[START OF DATASET CONTENT]

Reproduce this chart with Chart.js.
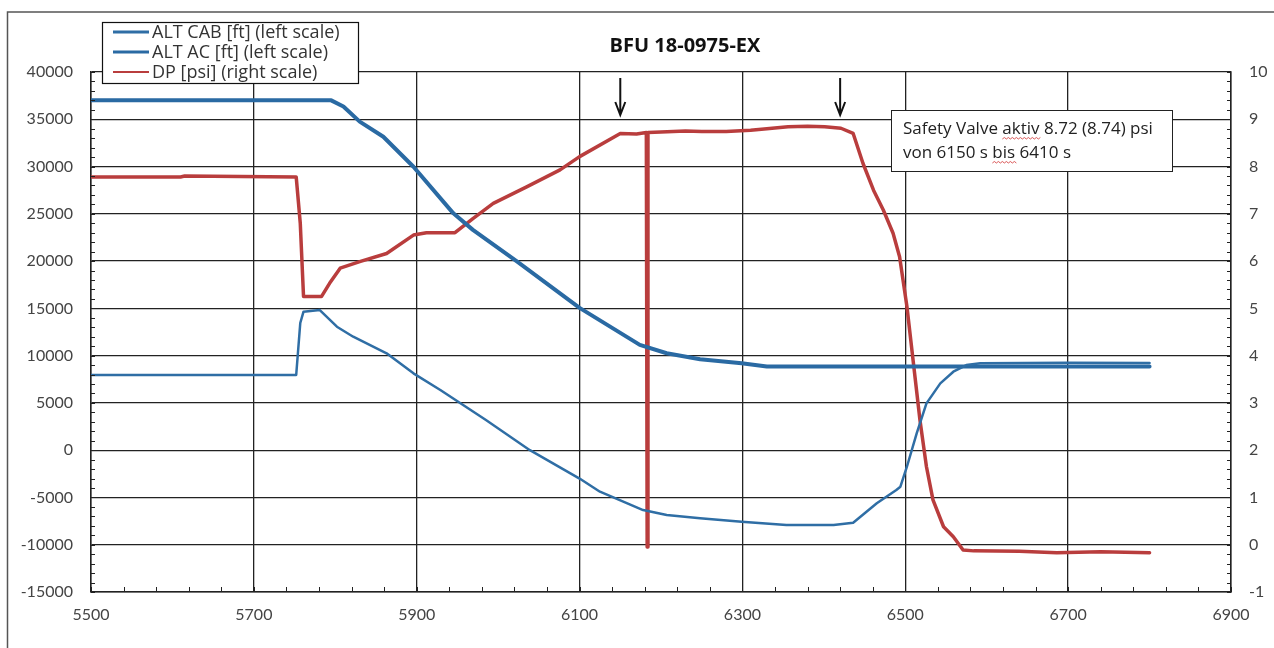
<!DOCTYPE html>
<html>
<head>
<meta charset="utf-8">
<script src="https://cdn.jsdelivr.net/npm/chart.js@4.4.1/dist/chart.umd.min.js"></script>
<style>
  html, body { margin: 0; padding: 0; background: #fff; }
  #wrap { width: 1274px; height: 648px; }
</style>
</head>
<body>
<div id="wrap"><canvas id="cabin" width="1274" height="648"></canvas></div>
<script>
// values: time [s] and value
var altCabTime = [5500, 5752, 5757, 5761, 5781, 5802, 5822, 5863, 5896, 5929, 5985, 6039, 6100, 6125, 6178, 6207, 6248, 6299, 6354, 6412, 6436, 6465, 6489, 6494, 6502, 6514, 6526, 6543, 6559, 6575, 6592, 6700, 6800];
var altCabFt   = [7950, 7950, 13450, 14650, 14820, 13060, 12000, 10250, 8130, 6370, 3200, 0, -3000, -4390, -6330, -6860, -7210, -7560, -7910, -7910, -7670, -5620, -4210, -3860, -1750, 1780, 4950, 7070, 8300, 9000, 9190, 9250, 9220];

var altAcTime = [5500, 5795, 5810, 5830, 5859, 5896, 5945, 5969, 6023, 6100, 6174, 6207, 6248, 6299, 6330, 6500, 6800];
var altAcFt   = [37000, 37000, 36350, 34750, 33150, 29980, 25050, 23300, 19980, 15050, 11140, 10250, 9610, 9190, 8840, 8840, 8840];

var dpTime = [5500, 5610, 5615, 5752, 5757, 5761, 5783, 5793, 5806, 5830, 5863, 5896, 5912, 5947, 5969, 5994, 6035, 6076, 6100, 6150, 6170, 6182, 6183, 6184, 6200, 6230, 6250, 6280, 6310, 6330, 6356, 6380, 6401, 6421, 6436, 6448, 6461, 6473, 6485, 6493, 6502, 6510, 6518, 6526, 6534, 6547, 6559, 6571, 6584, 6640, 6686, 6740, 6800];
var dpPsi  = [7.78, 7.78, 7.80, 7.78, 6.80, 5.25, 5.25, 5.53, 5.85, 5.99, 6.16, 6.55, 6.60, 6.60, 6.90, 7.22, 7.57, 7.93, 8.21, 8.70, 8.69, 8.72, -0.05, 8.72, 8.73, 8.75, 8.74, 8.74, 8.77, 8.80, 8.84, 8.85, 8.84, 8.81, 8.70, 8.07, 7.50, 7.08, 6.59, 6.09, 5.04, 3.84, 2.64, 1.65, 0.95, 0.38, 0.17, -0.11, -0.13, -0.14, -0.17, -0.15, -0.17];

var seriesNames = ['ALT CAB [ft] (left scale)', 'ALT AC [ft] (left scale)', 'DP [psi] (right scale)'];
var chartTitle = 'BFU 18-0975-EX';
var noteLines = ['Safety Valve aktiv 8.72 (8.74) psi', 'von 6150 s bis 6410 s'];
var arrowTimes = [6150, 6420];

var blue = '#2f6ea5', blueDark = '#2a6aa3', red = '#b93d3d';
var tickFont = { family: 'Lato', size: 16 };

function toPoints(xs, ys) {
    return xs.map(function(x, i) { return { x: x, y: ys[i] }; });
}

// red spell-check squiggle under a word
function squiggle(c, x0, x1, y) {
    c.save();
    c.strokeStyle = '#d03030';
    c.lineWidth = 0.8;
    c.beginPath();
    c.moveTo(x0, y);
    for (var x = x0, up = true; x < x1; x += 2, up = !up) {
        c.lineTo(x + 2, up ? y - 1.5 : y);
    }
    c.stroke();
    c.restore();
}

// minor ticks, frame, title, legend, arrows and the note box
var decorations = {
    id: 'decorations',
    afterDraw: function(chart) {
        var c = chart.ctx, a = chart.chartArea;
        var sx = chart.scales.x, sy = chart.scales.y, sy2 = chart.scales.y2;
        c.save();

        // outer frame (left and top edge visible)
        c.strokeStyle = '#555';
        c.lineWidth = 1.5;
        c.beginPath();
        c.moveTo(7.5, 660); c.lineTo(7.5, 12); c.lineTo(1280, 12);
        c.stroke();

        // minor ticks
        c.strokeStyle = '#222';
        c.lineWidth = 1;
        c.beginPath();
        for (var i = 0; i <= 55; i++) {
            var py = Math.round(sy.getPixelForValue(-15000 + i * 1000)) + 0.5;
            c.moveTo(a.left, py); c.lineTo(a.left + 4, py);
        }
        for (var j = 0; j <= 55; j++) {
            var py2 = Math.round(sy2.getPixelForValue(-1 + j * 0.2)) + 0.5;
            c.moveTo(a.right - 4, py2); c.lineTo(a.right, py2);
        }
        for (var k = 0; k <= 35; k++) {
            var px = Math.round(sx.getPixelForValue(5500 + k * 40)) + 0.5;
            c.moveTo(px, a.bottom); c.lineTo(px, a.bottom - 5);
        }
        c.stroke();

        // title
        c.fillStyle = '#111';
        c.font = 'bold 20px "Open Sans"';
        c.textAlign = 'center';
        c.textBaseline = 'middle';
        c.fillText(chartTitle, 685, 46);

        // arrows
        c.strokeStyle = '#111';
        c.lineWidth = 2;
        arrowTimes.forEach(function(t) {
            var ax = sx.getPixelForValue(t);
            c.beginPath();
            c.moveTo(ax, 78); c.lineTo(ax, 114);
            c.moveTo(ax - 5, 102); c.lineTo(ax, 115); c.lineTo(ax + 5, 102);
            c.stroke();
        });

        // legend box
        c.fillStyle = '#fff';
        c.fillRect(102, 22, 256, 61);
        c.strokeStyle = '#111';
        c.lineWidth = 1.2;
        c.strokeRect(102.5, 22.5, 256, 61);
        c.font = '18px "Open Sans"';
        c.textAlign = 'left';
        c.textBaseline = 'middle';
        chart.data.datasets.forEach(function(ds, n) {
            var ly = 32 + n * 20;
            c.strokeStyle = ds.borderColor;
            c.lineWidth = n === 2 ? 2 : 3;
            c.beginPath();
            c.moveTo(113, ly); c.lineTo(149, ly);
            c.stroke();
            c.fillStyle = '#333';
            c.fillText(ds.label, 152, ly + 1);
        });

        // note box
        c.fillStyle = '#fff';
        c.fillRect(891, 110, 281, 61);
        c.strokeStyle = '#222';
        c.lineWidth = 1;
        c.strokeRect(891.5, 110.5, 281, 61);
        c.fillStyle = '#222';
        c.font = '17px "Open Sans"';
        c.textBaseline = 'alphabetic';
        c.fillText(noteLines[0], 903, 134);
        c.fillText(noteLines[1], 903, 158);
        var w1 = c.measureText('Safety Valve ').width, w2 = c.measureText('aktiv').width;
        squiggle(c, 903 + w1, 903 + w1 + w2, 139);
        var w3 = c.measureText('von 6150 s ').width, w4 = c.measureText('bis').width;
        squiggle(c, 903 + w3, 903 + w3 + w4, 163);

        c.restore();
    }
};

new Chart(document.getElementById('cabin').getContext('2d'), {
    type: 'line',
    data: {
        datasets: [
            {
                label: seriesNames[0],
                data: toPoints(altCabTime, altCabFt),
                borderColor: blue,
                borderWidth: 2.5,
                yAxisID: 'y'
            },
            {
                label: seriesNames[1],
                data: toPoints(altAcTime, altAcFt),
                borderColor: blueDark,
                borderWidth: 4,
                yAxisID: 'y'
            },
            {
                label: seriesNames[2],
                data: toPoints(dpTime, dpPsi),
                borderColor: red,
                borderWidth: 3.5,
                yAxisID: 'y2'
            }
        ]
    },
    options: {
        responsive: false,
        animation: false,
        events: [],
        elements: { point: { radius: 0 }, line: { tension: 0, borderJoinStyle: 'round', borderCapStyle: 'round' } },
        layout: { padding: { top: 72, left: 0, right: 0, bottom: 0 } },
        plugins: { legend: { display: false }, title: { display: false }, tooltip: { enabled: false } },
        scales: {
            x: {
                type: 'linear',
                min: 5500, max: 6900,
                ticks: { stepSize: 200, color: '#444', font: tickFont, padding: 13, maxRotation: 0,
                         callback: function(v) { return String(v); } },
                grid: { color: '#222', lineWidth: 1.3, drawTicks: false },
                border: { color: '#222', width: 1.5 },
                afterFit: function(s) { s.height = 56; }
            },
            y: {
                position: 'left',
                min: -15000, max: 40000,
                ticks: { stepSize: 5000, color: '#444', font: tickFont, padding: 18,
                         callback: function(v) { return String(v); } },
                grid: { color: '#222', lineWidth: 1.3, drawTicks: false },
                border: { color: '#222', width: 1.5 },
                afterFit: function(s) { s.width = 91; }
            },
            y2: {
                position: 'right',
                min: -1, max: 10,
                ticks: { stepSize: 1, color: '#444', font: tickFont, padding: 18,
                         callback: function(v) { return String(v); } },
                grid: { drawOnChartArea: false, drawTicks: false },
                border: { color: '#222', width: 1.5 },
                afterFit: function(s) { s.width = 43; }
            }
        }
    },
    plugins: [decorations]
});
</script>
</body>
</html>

[END OF DATASET CONTENT]

Copy nothing but the lines from the top of the data down to the line containing "8840, 8840, 8840];", and leave the pictures out.

> _COMPLETED EXERCISE_
Reproduce this chart with Chart.js.
<!DOCTYPE html>
<html>
<head>
<meta charset="utf-8">
<script src="https://cdn.jsdelivr.net/npm/chart.js@4.4.1/dist/chart.umd.min.js"></script>
<style>
  html, body { margin: 0; padding: 0; background: #fff; }
  #wrap { width: 1274px; height: 648px; }
</style>
</head>
<body>
<div id="wrap"><canvas id="cabin" width="1274" height="648"></canvas></div>
<script>
// values: time [s] and value
var altCabTime = [5500, 5752, 5757, 5761, 5781, 5802, 5822, 5863, 5896, 5929, 5985, 6039, 6100, 6125, 6178, 6207, 6248, 6299, 6354, 6412, 6436, 6465, 6489, 6494, 6502, 6514, 6526, 6543, 6559, 6575, 6592, 6700, 6800];
var altCabFt   = [7950, 7950, 13450, 14650, 14820, 13060, 12000, 10250, 8130, 6370, 3200, 0, -3000, -4390, -6330, -6860, -7210, -7560, -7910, -7910, -7670, -5620, -4210, -3860, -1750, 1780, 4950, 7070, 8300, 9000, 9190, 9250, 9220];

var altAcTime = [5500, 5795, 5810, 5830, 5859, 5896, 5945, 5969, 6023, 6100, 6174, 6207, 6248, 6299, 6330, 6500, 6800];
var altAcFt   = [37000, 37000, 36350, 34750, 33150, 29980, 25050, 23300, 19980, 15050, 11140, 10250, 9610, 9190, 8840, 8840, 8840];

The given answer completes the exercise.